# A Few Photos of the O Gauge Layout



## Jim K (May 8, 2012)

Some miscellaneous shots, some going back several years including last Christmas as you can readily tell! Greetings from a 3 rail O fan; former HO layouts (several) owner; former Marx running on the floor layout designer and owner! That gets me from the 1950's to now! 

Jim K


----------



## gunrunnerjohn (Nov 10, 2010)

Looks great, welcome to the forum.


----------



## Big Ed (Jun 16, 2009)

Welcome to the site we need a few more O men on the site.:thumbsup:










Do you have anything to cover the hole?
Is there a drop down panel?


----------



## Ranger (Mar 4, 2012)

Looking good and welcome to the forum


----------



## steam chaser (Feb 21, 2011)

Hello,and welcome to the forum,Can I say it ,I really want to say it,Ok I am gonna say it.
I LOVE ME SOME TRAINS............There , I said it. Nice layouts and trains,Love the red white and blue victorian house. Thanks for sharing


----------



## Carl (Feb 19, 2012)

Like the layout and welcome to the site.


----------



## tjcruiser (Jan 10, 2010)

Jim,

Welcome to the forum! You layout oozes nostalgia! A classic clean, vintage look! Great to have you onboard,

TJ


----------



## Jim K (May 8, 2012)

Thanks for the nice welcome. Here are a couple more up-to-date photos that show what happened to that access hole Ed was asking about.....

Jim K.


----------



## gunrunnerjohn (Nov 10, 2010)

Nice factory, is that a kit or scratch built?


----------



## Jim K (May 8, 2012)

gunrunnerjohn said:


> Nice factory, is that a kit or scratch built?

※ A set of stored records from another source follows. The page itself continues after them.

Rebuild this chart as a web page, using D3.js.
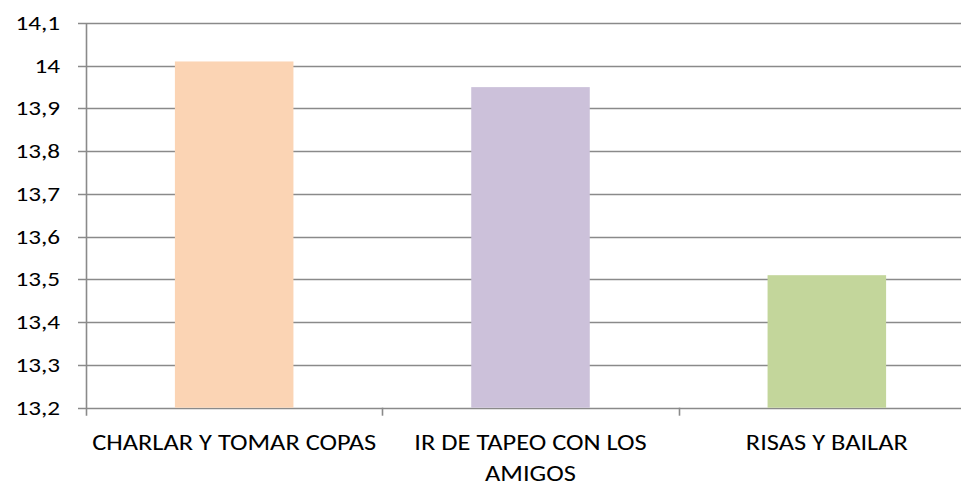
<!DOCTYPE html>
<html>
<head>
<meta charset="utf-8">
<script src="https://cdn.jsdelivr.net/npm/d3@7"></script>
<style>
  body { margin: 0; background: #fff; }
  svg { display: block; font-family: Carlito, Lato, "Open Sans", sans-serif; }
</style>
</head>
<body>
<svg id="chart" width="961" height="485"></svg>
<script>
const categories = [["CHARLAR Y TOMAR COPAS"], ["IR DE TAPEO CON LOS", "AMIGOS"], ["RISAS Y BAILAR"]];
const values = [14.01, 13.95, 13.51];
const colors = ["#FBD4B4", "#CCC1DA", "#C3D69B"];
const yTicks = [13.2, 13.3, 13.4, 13.5, 13.6, 13.7, 13.8, 13.9, 14, 14.1];

const svg = d3.select("#chart");
const margin = { top: 23, left: 86, bottom: 407.7, right: 975 };
const stretch = 1.23; // reference text is drawn wider than normal

// Scales
const x = d3.scaleBand()
    .domain(d3.range(categories.length))
    .range([margin.left, margin.right])
    .paddingInner(0.6)
    .paddingOuter(0.3);

const y = d3.scaleLinear()
    .domain([13.2, 14.1])
    .range([margin.bottom, margin.top]);

const fmt = v => String(+v.toFixed(1)).replace(".", ",");

// Gridlines
svg.append("g")
    .selectAll("line")
    .data(yTicks)
    .enter().append("line")
    .attr("x1", margin.left - 8)
    .attr("x2", 961)
    .attr("y1", d => Math.round(y(d)) + 0.5)
    .attr("y2", d => Math.round(y(d)) + 0.5)
    .attr("stroke", "#8a8a8a")
    .attr("stroke-width", 1.6);

// Y labels
svg.append("g")
    .selectAll("text")
    .data(yTicks)
    .enter().append("text")
    .attr("transform", d => `translate(60,${y(d) + 7}) scale(${stretch},1)`)
    .attr("text-anchor", "end")
    .attr("font-size", 20.5)
    .attr("fill", "#000")
    .text(fmt);

// Bars
svg.selectAll(".bar")
    .data(values)
    .enter().append("rect")
    .attr("class", "bar")
    .attr("x", (d, i) => x(i))
    .attr("y", d => y(d))
    .attr("width", x.bandwidth())
    .attr("height", d => y(13.2) - y(d))
    .attr("fill", (d, i) => colors[i]);

// Axis lines
svg.append("line")
    .attr("x1", margin.left + 0.5).attr("x2", margin.left + 0.5)
    .attr("y1", margin.top).attr("y2", margin.bottom + 8)
    .attr("stroke", "#8a8a8a").attr("stroke-width", 1.6);

svg.append("g")
    .selectAll("line")
    .data(d3.range(1, categories.length + 1))
    .enter().append("line")
    .attr("x1", i => Math.round(margin.left + i * x.step()) + 0.5)
    .attr("x2", i => Math.round(margin.left + i * x.step()) + 0.5)
    .attr("y1", margin.bottom)
    .attr("y2", margin.bottom + 8)
    .attr("stroke", "#8a8a8a").attr("stroke-width", 1.6);

// Category labels
const labels = svg.append("g")
    .selectAll("text")
    .data(categories)
    .enter().append("text")
    .attr("transform", (d, i) => `translate(${x(i) + x.bandwidth() / 2},450) scale(${stretch},1)`)
    .attr("text-anchor", "middle")
    .attr("font-size", 21.5)
    .attr("fill", "#000");

labels.selectAll("tspan")
    .data(d => d)
    .enter().append("tspan")
    .attr("x", 0)
    .attr("dy", (d, i) => i === 0 ? 0 : 31)
    .text(d => d);
</script>
</body>
</html>
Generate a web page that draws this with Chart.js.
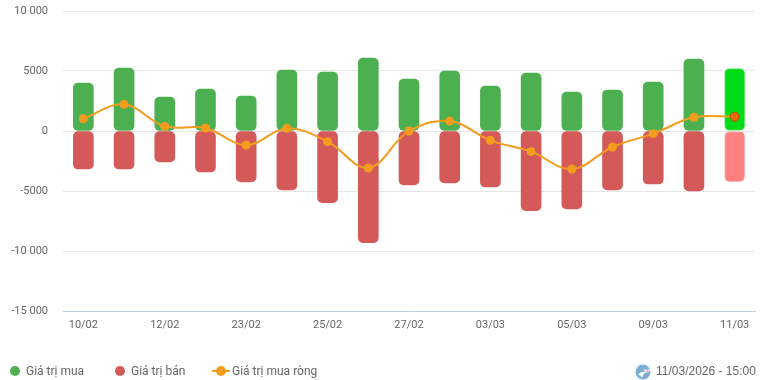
<!DOCTYPE html>
<html lang="vi">
<head>
<meta charset="utf-8">
<title>Giá trị mua bán</title>
<script src="https://cdn.jsdelivr.net/npm/chart.js@4"></script>
<style>
    html, body { margin: 0; padding: 0; background: #fff; overflow: hidden; }
    #wrap { position: relative; width: 761px; height: 380px; font-family: Roboto, sans-serif; font-size: 12px; color: #666; }
    .lg { position: absolute; top: 364px; line-height: 14px; white-space: nowrap; }
    .dot { position: absolute; top: 366px; width: 10px; height: 10px; border-radius: 50%; }
    .ln { position: absolute; top: 370px; left: 212px; width: 18px; height: 2px; background: #f39c1e; }
    .ln i { position: absolute; left: 4px; top: -4px; width: 10px; height: 10px; border-radius: 50%; background: #f39c1e; }
    #icon { position: absolute; left: 635px; top: 364px; }
</style>
</head>
<body>
<div id="wrap">
    <canvas id="chart"></canvas>
    <span class="dot" style="left:10px;background:#4caf50"></span>
    <span class="lg" style="left:26px">Giá trị mua</span>
    <span class="dot" style="left:115px;background:#d45a5a"></span>
    <span class="lg" style="left:131px">Giá trị bán</span>
    <span class="ln"><i></i></span>
    <span class="lg" style="left:232px">Giá trị mua ròng</span>
    <svg id="icon" width="16" height="16" viewBox="0 0 16 16">
        <circle cx="8" cy="8" r="7.5" fill="#7fadd6"/>
        <path d="M3 11 C5 8 8 7 11 8 C9 9 8 11 7 14 C6 12 5 11 3 11 Z" fill="#fff"/>
        <path d="M9 5 C11 6 13 6 15 5 C15 8 13 9 10 8 Z" fill="#fff"/>
        <path d="M10 7 L14 6 L13 8 Z" fill="#e58a8a"/>
    </svg>
    <span class="lg" style="left:656px;font-family:'Liberation Sans',sans-serif">11/03/2026 - 15:00</span>
</div>
<script>
const days = ['10/02', '11/02', '12/02', '13/02', '23/02', '24/02', '25/02', '26/02', '27/02',
    '02/03', '03/03', '04/03', '05/03', '06/03', '09/03', '10/03', '11/03'];
const buyValues = [4000, 5250, 2830, 3500, 2900, 5080, 4920, 6080, 4330, 5000, 3750, 4830, 3250, 3420, 4080, 6000, 5200];
const sellValues = [-3170, -3170, -2580, -3420, -4250, -4900, -5970, -9300, -4500, -4330, -4670, -6640, -6500, -4900, -4420, -5000, -4220];
const netValues = [1020, 2220, 390, 250, -1170, 220, -890, -3080, 0, 830, -780, -1720, -3170, -1330, -220, 1140, 1190];
const yTicks = [10000, 5000, 0, -5000, -10000, -15000];

const lastIdx = days.length - 1;

function fmtTick(v) {
    // nghin chi cach khi tu 10 000 tro len
    const a = Math.abs(v);
    const s = a >= 10000 ? Math.floor(a / 1000) + ' ' + String(a % 1000).padStart(3, '0') : String(a);
    return (v < 0 ? '-' : '') + s;
}

new Chart(document.getElementById('chart').getContext('2d'), {
    data: {
        labels: days,
        datasets: [
            {
                type: 'line',
                label: 'Giá trị mua ròng',
                data: netValues,
                order: 0,
                borderColor: '#f39c1e',
                borderWidth: 2,
                tension: 0.38,
                pointRadius: 4.5,
                pointBorderWidth: ctx => ctx.dataIndex === lastIdx ? 1 : 0,
                pointBorderColor: '#a8500f',
                pointBackgroundColor: ctx => ctx.dataIndex === lastIdx ? '#ee6a0a' : '#f39c1e'
            },
            {
                type: 'bar',
                label: 'Giá trị mua',
                data: buyValues,
                order: 1,
                stack: 's',
                barThickness: 20,
                backgroundColor: ctx => ctx.dataIndex === lastIdx ? '#00db18' : '#4caf50',
                borderColor: ctx => ctx.dataIndex === lastIdx ? '#5ee868' : '#4caf50',
                borderWidth: ctx => ctx.dataIndex === lastIdx ? 1 : 0,
                borderRadius: 5,
                borderSkipped: false
            },
            {
                type: 'bar',
                label: 'Giá trị bán',
                data: sellValues,
                order: 1,
                stack: 's',
                barThickness: 20,
                backgroundColor: ctx => ctx.dataIndex === lastIdx ? '#ff8080' : '#d45a5a',
                borderColor: ctx => ctx.dataIndex === lastIdx ? '#ffb3b3' : '#d45a5a',
                borderWidth: ctx => ctx.dataIndex === lastIdx ? 1 : 0,
                borderRadius: 5,
                borderSkipped: false
            }
        ]
    },
    options: {
        responsive: true,
        maintainAspectRatio: false,
        animation: false,
        layout: { padding: { top: 11, right: 6, left: 0, bottom: 0 } },
        plugins: { legend: { display: false }, tooltip: { enabled: false } },
        scales: {
            x: {
                stacked: true,
                afterFit: axis => { axis.height = 69; axis.paddingLeft = 0; axis.paddingRight = 0; },
                grid: { display: false, drawTicks: false },
                border: { color: '#c0d0e0', width: 1 },
                ticks: {
                    autoSkip: false,
                    maxRotation: 0,
                    padding: 8,
                    color: '#666',
                    font: { family: 'Roboto', size: 11 },
                    callback: function (v, i) { return i % 2 === 0 ? this.getLabelForValue(v) : ''; }
                }
            },
            y: {
                stacked: true,
                min: -15000,
                max: 10000,
                afterFit: axis => { axis.width = 63; axis.paddingTop = 0; axis.paddingBottom = 0; },
                afterBuildTicks: axis => { axis.ticks = yTicks.map(v => ({ value: v })); },
                grid: { color: '#e6e6e6', drawTicks: false },
                border: { display: false },
                ticks: {
                    padding: 15,
                    color: '#666',
                    font: { family: 'Roboto', size: 11 },
                    callback: fmtTick
                }
            }
        }
    }
});
</script>
</body>
</html>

It is a kit-bash of the Atlas Enginehouse which I think is one of the most kit-bashed O scale kits out there! The "rear" and left side are plastic panels from the kit. There wasn't enough of them to do a complete right side, but most of that side isn't very visible so I used strathmore board covered with brick paper to create a fake side. The front is left open. The roof sections can be removed pretty easily so I still have an access opening when needed. 

Jim K.


----------



## tjcruiser (Jan 10, 2010)

Jim,

Excellent access cover! One would never know the secret that lies beneath!

TJ


----------



## gunrunnerjohn (Nov 10, 2010)

Good job on the kit-bash, and a nice place to hide the panel.


----------



## Big Ed (Jun 16, 2009)

Jim K said:


> Thanks for the nice welcome. Here are a couple more up-to-date photos that show what happened to that access hole Ed was asking about.....
> 
> Jim K.



Does it hinge down or up?
Or do you lift it off?
If you lift it off it looks like a bit of a stretch.

I figured something had to be there.:thumbsup:


----------



## gunrunnerjohn (Nov 10, 2010)

Ed, I was wondering that myself. I'm planning on drop-down panels which makes it easier to remove them single-handed. You'd need a crane to take it up and over.


----------



## Jim K (May 8, 2012)

big ed said:


> Does it hinge down or up?
> Or do you lift it off?
> If you lift it off it looks like a bit of a stretch.
> 
> I figured something had to be there.:thumbsup:


I go under the table, reach up from below and take a roof section, rotate it, and take it back down. Do this 4 time and then I can stand up in the access. Not a lot of fun but I can get there. Then sit on my rear and put the roof back in place. I've numbered the sections and have a few look-sees on the way to re-installing things.


----------



## Big Ed (Jun 16, 2009)

Jim K said:


> I go under the table, reach up from below and take a roof section, rotate it, and take it back down. Do this 4 time and then I can stand up in the access. Not a lot of fun but I can get there. Then sit on my rear and put the roof back in place. I've numbered the sections and have a few look-sees on the way to re-installing things.



Oh OK

Do you have a video of you doing that?:laugh:

I guess you don't have to do it that often.


----------



## tjcruiser (Jan 10, 2010)

big ed said:


> Do you have a video of you doing that?:laugh:


A photo, maybe ???


----------



## Jim K (May 8, 2012)

tjcruiser said:


> A photo, maybe ???


No I don't need to get into this position to remove the roofs.:laugh: But I get closer into one to remove the farm display in the photos below. It covers my other access opening. The fencing is the break line for two of the side. I've got some ground cover coated flaps that make up the other one and there is a line in the sand drive right in front of the barn for the last side. I ask my wife to just stand by and let me know if the board is getting near that barn when I'm lifting it up from below. Needless to say this doesn't get removed very often!


----------



## tjcruiser (Jan 10, 2010)

Hey Jim,

That's some impressive hidden access. The farm area looks great!

TJ


----------